O desfecho trágico atingiria em cheio os trabalhadores e os consumidores. Apesar de o secretário negar tal efeito deletério, como observou o deputado estadual Nivaldo Santana (PCdoB-SP), “no setor elétrico, os resultados já são conhecidos pela população: racionamento de energia, tarifas abusivas, queda da qualidade dos serviços, demissões”. Não bastasse isso, na sua concepção, vender a CTEEP não resolve o problema da dívida da Cesp. Isso porque, conforme a Aneel (Agência Nacional de Energia Elétrica), os ativos da transmissora paulista estão estimados em
R$ 16 bilhões – mas a própria empresa avalia seu patrimônio por um montante bastante inferior: cerca de R$ 4 bilhões. E, pela experiência com as privatizações anteriores, técnicos acreditam que a CTEEP seria oferecida por menos da metade desse último valor.

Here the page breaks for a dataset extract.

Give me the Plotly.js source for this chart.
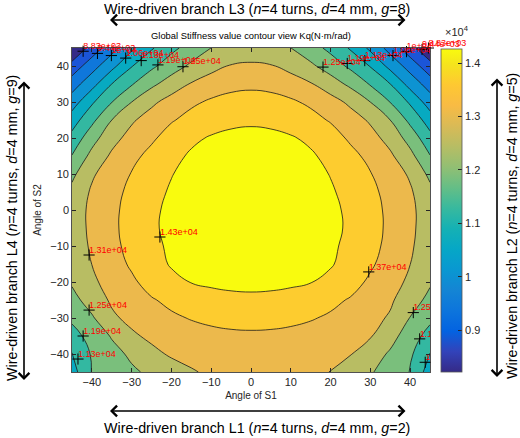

Além disso, em artigo publicado em seu site, Santana lembra que “o projeto joga por terra dois compromissos assumidos pelos tucanos: o primeiro, de que o setor de transmissão de energia elétrica não seria privatizado, por ser de interesse estratégico para o Estado; o segundo, de que o PED seria extinto e substituído pelo Programa Estadual de Desenvolvimento de São Paulo”.

 

Engenharia em xeque – Doutorando em Energia pela USP, José Paulo Vieira concorda e vai adiante: “Graças aos esforços da transmissora, tem ficado clara a urgência de reforços no sistema de subtransmissão – basicamente linhas de 138kV – de São Paulo, cuja responsabilidade pela expansão e atendimento do aumento de carga é das distribuidoras de eletricidade. No entanto, o insuficiente desempenho dessas empresas, agora privadas, levou a Aneel a autorizar a CTEEP a realizar obras para garantir a confiabilidade dos sistemas elétricos no Estado. Como ficará essa situação caso a companhia seja privatizada?”, questiona, em artigo de sua autoria.

Apreensivos com essa possibilidade, técnicos ressaltam que há um déficit acumulado de obras na transmissão paulista de cinco anos em função da ausência das distribuidoras e o que precisa ser feito é resolver isso, bem como efetuar as grandes manutenções, as quais têm sido constantemente adiadas – informação essa que a assessoria de comunicação da CTEEP desmente. Fato é que a proposta, na concepção de Vieira, coloca em risco toda a engenharia operacional praticada pela companhia na manutenção, operação e supervisão de sua malha de extra-alta tensão.

 

Mobilização é o caminho – Para impedir mais esse desmonte no setor elétrico, na Assembléia Legislativa, os oposicionistas tentam obstruir a tramitação do projeto. Também apresentaram emendas que visam preservar o controle acionário pelo Estado e os direitos dos trabalhadores – porém, foram todas rejeitadas em comissões.

No contexto, Nivaldo Santana considera imprescindível a mobilização da sociedade, “especialmente dos trabalhadores do setor, no sentido de constranger a maioria governista a aprovar o projeto”. Na sua ótica, esse processo precisa adquirir caráter de campanha. As articulações nesse sentido já tiveram início. Além de procurar conscientizar os trabalhadores da CTEEP sobre o efeito nefasto que eventual privatização pode ter em suas vidas, as entidades do setor têm feito gestões junto aos parlamentares na tentativa de sensibilizá-los para a questão. A estratégia de atuação definida por diversas delas, entre as quais o SEESP, inclui ainda esclarecer a população.